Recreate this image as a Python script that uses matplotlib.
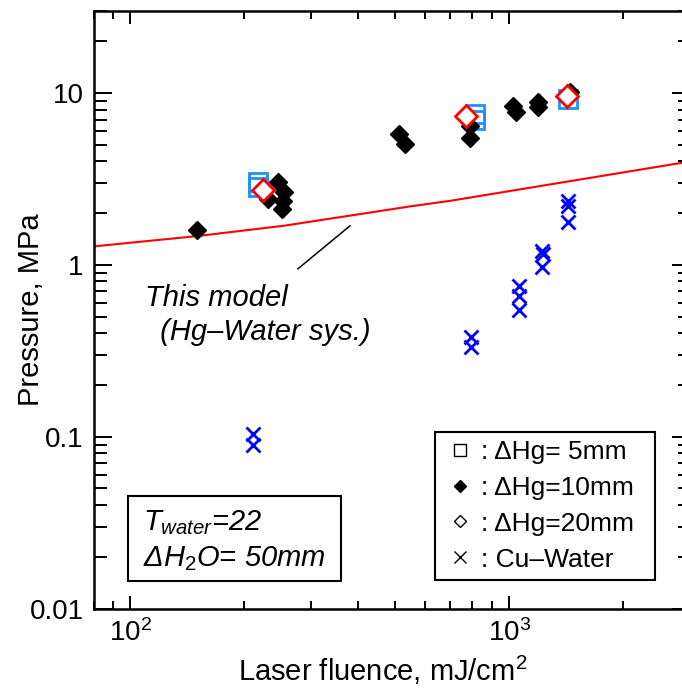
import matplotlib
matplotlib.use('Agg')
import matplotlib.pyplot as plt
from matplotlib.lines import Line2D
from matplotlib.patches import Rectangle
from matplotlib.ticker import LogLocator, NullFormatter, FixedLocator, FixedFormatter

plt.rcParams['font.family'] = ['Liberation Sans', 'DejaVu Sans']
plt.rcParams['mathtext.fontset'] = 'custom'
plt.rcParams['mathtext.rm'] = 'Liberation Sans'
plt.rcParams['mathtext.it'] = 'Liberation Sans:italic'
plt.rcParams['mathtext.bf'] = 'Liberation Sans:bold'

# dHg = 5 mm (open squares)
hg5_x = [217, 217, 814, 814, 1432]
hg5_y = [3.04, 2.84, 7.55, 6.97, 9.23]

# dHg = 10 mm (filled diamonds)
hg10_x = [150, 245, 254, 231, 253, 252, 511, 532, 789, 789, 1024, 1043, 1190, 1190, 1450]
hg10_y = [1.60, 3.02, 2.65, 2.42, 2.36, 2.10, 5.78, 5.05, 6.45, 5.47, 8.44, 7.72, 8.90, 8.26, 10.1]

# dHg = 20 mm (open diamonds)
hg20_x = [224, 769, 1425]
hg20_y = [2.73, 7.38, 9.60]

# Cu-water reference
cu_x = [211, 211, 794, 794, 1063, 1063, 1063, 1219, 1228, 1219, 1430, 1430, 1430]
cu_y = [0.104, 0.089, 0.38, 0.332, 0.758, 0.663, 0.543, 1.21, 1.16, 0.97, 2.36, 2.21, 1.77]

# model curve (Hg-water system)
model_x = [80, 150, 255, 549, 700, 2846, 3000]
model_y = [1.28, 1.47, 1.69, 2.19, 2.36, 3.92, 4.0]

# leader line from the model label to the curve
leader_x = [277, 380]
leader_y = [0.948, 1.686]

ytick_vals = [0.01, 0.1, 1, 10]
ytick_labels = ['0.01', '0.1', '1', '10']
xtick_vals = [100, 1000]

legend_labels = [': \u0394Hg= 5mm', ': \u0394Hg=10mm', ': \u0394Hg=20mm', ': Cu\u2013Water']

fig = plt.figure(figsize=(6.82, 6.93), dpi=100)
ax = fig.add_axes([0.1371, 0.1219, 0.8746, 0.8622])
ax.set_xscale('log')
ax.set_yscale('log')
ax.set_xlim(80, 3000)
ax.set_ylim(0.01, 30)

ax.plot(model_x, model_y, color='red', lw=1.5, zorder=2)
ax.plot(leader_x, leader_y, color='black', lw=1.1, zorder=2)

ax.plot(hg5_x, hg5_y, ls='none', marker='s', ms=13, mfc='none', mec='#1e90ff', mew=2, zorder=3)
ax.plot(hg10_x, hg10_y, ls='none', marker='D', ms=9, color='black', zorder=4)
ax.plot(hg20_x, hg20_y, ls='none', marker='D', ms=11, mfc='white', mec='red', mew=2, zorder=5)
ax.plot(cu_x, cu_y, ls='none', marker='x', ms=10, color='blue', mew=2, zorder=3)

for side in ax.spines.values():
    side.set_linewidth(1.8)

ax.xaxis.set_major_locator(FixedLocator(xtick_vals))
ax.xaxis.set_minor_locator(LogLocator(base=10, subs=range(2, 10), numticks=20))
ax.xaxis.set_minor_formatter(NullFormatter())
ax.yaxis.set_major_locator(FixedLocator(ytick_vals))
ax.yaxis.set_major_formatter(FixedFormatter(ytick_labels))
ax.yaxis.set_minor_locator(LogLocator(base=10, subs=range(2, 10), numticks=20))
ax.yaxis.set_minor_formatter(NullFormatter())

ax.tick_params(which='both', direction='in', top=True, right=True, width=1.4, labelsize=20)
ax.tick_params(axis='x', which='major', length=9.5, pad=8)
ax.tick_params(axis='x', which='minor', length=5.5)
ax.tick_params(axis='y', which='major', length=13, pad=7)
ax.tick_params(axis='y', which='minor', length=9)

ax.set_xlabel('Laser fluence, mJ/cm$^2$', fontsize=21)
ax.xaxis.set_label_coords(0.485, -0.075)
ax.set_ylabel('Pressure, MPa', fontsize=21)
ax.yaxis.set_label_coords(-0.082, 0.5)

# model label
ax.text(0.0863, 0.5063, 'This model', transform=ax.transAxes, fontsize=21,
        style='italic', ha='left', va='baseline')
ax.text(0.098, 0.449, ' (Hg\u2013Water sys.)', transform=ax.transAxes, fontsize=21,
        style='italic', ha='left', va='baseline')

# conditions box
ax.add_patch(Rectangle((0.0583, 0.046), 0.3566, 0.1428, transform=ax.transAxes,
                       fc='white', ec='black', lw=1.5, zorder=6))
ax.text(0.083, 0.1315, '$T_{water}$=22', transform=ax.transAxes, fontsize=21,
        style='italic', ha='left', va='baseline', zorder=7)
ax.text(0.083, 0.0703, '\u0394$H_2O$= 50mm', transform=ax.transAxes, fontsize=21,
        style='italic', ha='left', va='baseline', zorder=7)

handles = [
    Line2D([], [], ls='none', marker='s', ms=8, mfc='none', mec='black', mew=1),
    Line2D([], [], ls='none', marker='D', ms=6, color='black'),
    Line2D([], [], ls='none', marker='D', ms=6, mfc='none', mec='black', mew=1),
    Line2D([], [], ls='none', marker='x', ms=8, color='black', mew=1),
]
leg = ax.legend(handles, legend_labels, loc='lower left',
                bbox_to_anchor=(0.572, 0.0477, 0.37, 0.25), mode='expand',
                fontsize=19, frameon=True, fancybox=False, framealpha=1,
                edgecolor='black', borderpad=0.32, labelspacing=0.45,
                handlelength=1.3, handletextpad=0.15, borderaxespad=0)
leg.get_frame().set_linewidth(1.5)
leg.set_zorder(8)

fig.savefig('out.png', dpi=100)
------------------------------------------------------------------------
Without the pictures, return the listing above from its first line through the line that has "side.set_linewidth(1.8)".

● Problem solution
Recreate this image as a Python script that uses matplotlib.
import matplotlib
matplotlib.use('Agg')
import matplotlib.pyplot as plt
from matplotlib.lines import Line2D
from matplotlib.patches import Rectangle
from matplotlib.ticker import LogLocator, NullFormatter, FixedLocator, FixedFormatter

plt.rcParams['font.family'] = ['Liberation Sans', 'DejaVu Sans']
plt.rcParams['mathtext.fontset'] = 'custom'
plt.rcParams['mathtext.rm'] = 'Liberation Sans'
plt.rcParams['mathtext.it'] = 'Liberation Sans:italic'
plt.rcParams['mathtext.bf'] = 'Liberation Sans:bold'

# dHg = 5 mm (open squares)
hg5_x = [217, 217, 814, 814, 1432]
hg5_y = [3.04, 2.84, 7.55, 6.97, 9.23]

# dHg = 10 mm (filled diamonds)
hg10_x = [150, 245, 254, 231, 253, 252, 511, 532, 789, 789, 1024, 1043, 1190, 1190, 1450]
hg10_y = [1.60, 3.02, 2.65, 2.42, 2.36, 2.10, 5.78, 5.05, 6.45, 5.47, 8.44, 7.72, 8.90, 8.26, 10.1]

# dHg = 20 mm (open diamonds)
hg20_x = [224, 769, 1425]
hg20_y = [2.73, 7.38, 9.60]

# Cu-water reference
cu_x = [211, 211, 794, 794, 1063, 1063, 1063, 1219, 1228, 1219, 1430, 1430, 1430]
cu_y = [0.104, 0.089, 0.38, 0.332, 0.758, 0.663, 0.543, 1.21, 1.16, 0.97, 2.36, 2.21, 1.77]

# model curve (Hg-water system)
model_x = [80, 150, 255, 549, 700, 2846, 3000]
model_y = [1.28, 1.47, 1.69, 2.19, 2.36, 3.92, 4.0]

# leader line from the model label to the curve
leader_x = [277, 380]
leader_y = [0.948, 1.686]

ytick_vals = [0.01, 0.1, 1, 10]
ytick_labels = ['0.01', '0.1', '1', '10']
xtick_vals = [100, 1000]

legend_labels = [': \u0394Hg= 5mm', ': \u0394Hg=10mm', ': \u0394Hg=20mm', ': Cu\u2013Water']

fig = plt.figure(figsize=(6.82, 6.93), dpi=100)
ax = fig.add_axes([0.1371, 0.1219, 0.8746, 0.8622])
ax.set_xscale('log')
ax.set_yscale('log')
ax.set_xlim(80, 3000)
ax.set_ylim(0.01, 30)

ax.plot(model_x, model_y, color='red', lw=1.5, zorder=2)
ax.plot(leader_x, leader_y, color='black', lw=1.1, zorder=2)

ax.plot(hg5_x, hg5_y, ls='none', marker='s', ms=13, mfc='none', mec='#1e90ff', mew=2, zorder=3)
ax.plot(hg10_x, hg10_y, ls='none', marker='D', ms=9, color='black', zorder=4)
ax.plot(hg20_x, hg20_y, ls='none', marker='D', ms=11, mfc='white', mec='red', mew=2, zorder=5)
ax.plot(cu_x, cu_y, ls='none', marker='x', ms=10, color='blue', mew=2, zorder=3)

for side in ax.spines.values():
    side.set_linewidth(1.8)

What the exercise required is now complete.